■ Dataset content ■
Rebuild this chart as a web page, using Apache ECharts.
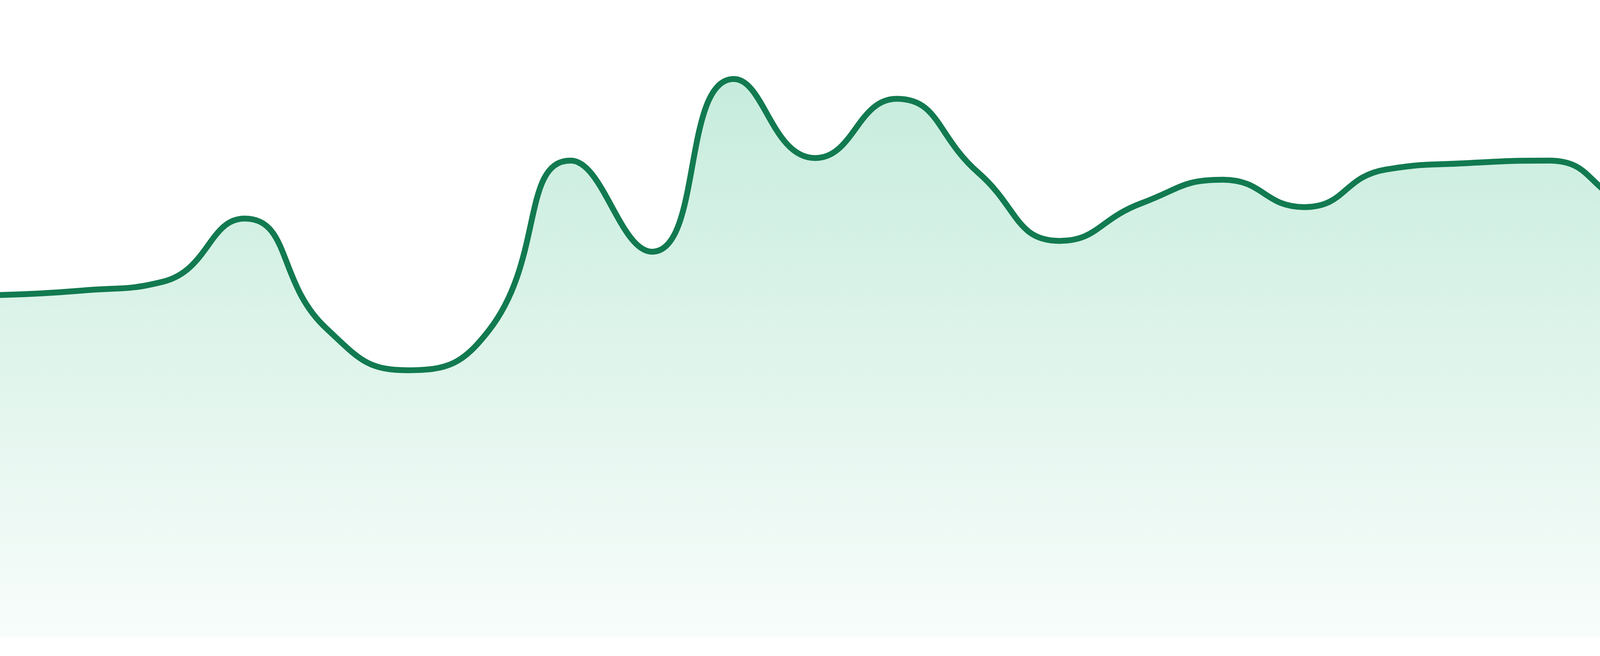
<!DOCTYPE html>
<html>
<head>
<meta charset="utf-8">
<script src="https://cdn.jsdelivr.net/npm/echarts@6/dist/echarts.min.js"></script>
<style>
  html, body { margin: 0; padding: 0; background: #ffffff; }
  #chart { width: 4800px; height: 1680px; }
</style>
</head>
<body>
<div id="chart"></div>
<script>
// Categories (axis hidden in the reference)
var categories = ['1','2','3','4','5','6','7','8','9','10','11','12',
                  '13','14','15','16','17','18','19','20','21','22','23','24'];
// Series values
var values = [53.7, 54.4, 55.8, 65.7, 48.5, 41.9, 48.2, 74.8, 60.5, 87.6, 75.2, 84.5,
              72.9, 62.2, 68.1, 71.8, 67.5, 73.4, 74.4, 74.8, 67.8, 65.4, 69.9, 66.3];
// Value axis range
var yMin = 0;
var yMax = 100;

var chart = echarts.init(document.getElementById('chart'), null, { renderer: 'canvas' });
chart.setOption({
  animation: false,
  backgroundColor: '#ffffff',
  grid: { left: 0, right: 0, top: 0, bottom: 48, containLabel: false },
  xAxis: {
    type: 'category',
    data: categories,
    boundaryGap: false,
    show: false
  },
  yAxis: {
    type: 'value',
    min: yMin,
    max: yMax,
    show: false,
    splitLine: { show: false }
  },
  series: [{
    type: 'line',
    data: values,
    smooth: true,
    showSymbol: false,
    symbol: 'none',
    lineStyle: { color: '#127a50', width: 15 },
    itemStyle: { color: '#127a50' },
    areaStyle: {
      color: new echarts.graphic.LinearGradient(0, 0, 0, 1, [
        { offset: 0, color: 'rgba(53,187,132,0.40)' },
        { offset: 1, color: 'rgba(53,187,132,0.05)' }
      ])
    }
  }]
});
</script>
</body>
</html>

■ Work required ■
Repeat the material above verbatim. Leave the pictures behind.

■ Response for this exercise ■
Rebuild this chart as a web page, using Apache ECharts.
<!DOCTYPE html>
<html>
<head>
<meta charset="utf-8">
<script src="https://cdn.jsdelivr.net/npm/echarts@6/dist/echarts.min.js"></script>
<style>
  html, body { margin: 0; padding: 0; background: #ffffff; }
  #chart { width: 4800px; height: 1680px; }
</style>
</head>
<body>
<div id="chart"></div>
<script>
// Categories (axis hidden in the reference)
var categories = ['1','2','3','4','5','6','7','8','9','10','11','12',
                  '13','14','15','16','17','18','19','20','21','22','23','24'];
// Series values
var values = [53.7, 54.4, 55.8, 65.7, 48.5, 41.9, 48.2, 74.8, 60.5, 87.6, 75.2, 84.5,
              72.9, 62.2, 68.1, 71.8, 67.5, 73.4, 74.4, 74.8, 67.8, 65.4, 69.9, 66.3];
// Value axis range
var yMin = 0;
var yMax = 100;

var chart = echarts.init(document.getElementById('chart'), null, { renderer: 'canvas' });
chart.setOption({
  animation: false,
  backgroundColor: '#ffffff',
  grid: { left: 0, right: 0, top: 0, bottom: 48, containLabel: false },
  xAxis: {
    type: 'category',
    data: categories,
    boundaryGap: false,
    show: false
  },
  yAxis: {
    type: 'value',
    min: yMin,
    max: yMax,
    show: false,
    splitLine: { show: false }
  },
  series: [{
    type: 'line',
    data: values,
    smooth: true,
    showSymbol: false,
    symbol: 'none',
    lineStyle: { color: '#127a50', width: 15 },
    itemStyle: { color: '#127a50' },
    areaStyle: {
      color: new echarts.graphic.LinearGradient(0, 0, 0, 1, [
        { offset: 0, color: 'rgba(53,187,132,0.40)' },
        { offset: 1, color: 'rgba(53,187,132,0.05)' }
      ])
    }
  }]
});
</script>
</body>
</html>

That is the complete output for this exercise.